Deva
Deva, (Sanskriet: “goddelijk”) Iraanse daeva, in de Vedische godsdienst van India en in het latere Hindoeïsme, een van de vele goden, vaak ruwweg verdeeld in hemel-, lucht-, en aardgodheden op grond van hun identificatie met de natuurkrachten. In de pantheïstische systemen die tegen het einde van de Vedische periode ontstonden, werden de deva’s ondergeschikt aan het ene opperwezen. Tijdens de Vedische periode werden de goddelijke machten verdeeld in twee klassen, de deva’s en de asura’s (in het Avestisch, daeva’s en ahura’s). In India werden de deva’s machtiger dan de asura’s, en dit laatste woord kreeg uiteindelijk de betekenis van demon. In Iran gebeurde het omgekeerde, en werden de daevas door Zoroaster, de stichter van het Zoroastrisme, als demonen bestempeld. Zij bestaan nog steeds als zodanig in de divs van de Perzische folklore, vooral door het epos Shāh-nāmeh (voltooid 1010; “Boek der Koningen”) van de Perzische dichter Ferdowsī, en in de duivel van christelijk Europa.

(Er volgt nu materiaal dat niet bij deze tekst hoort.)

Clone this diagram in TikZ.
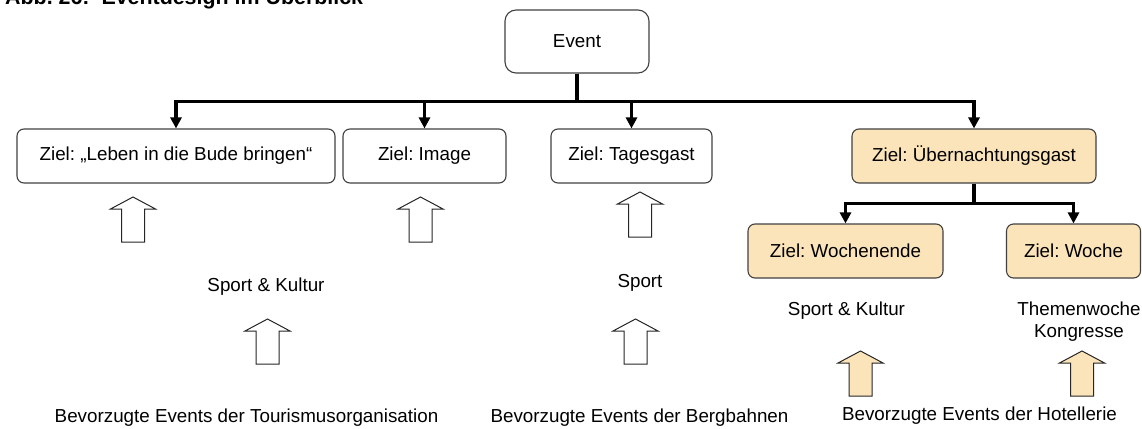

De boeddhistische kosmologie gaat uit van het bestaan van drie rijken, en de devata’s (goden en godinnen) verblijven in de hoogste van de zes gatis, of lotsbestemmingen, van het laagste rijk, het kama-dhatu (“rijk van verlangen”). Binnen deze bestemming zijn er vele hemelen, elk bewoond door vele godheden. De belangrijkste van deze hemelen zijn de Tusita Hemel, waar de toekomstige boeddha, Maitreya, wacht op de tijd voor zijn komst naar de aarde; de Hemel van de Drieëndertig Goden, die wordt voorgezeten door Inda (Sanskriet: Indra; soms Sakka genoemd); en de Hemel van de Vier Beschermkoningen, die in veel boeddhistische contexten belangrijke beschermende godheden zijn.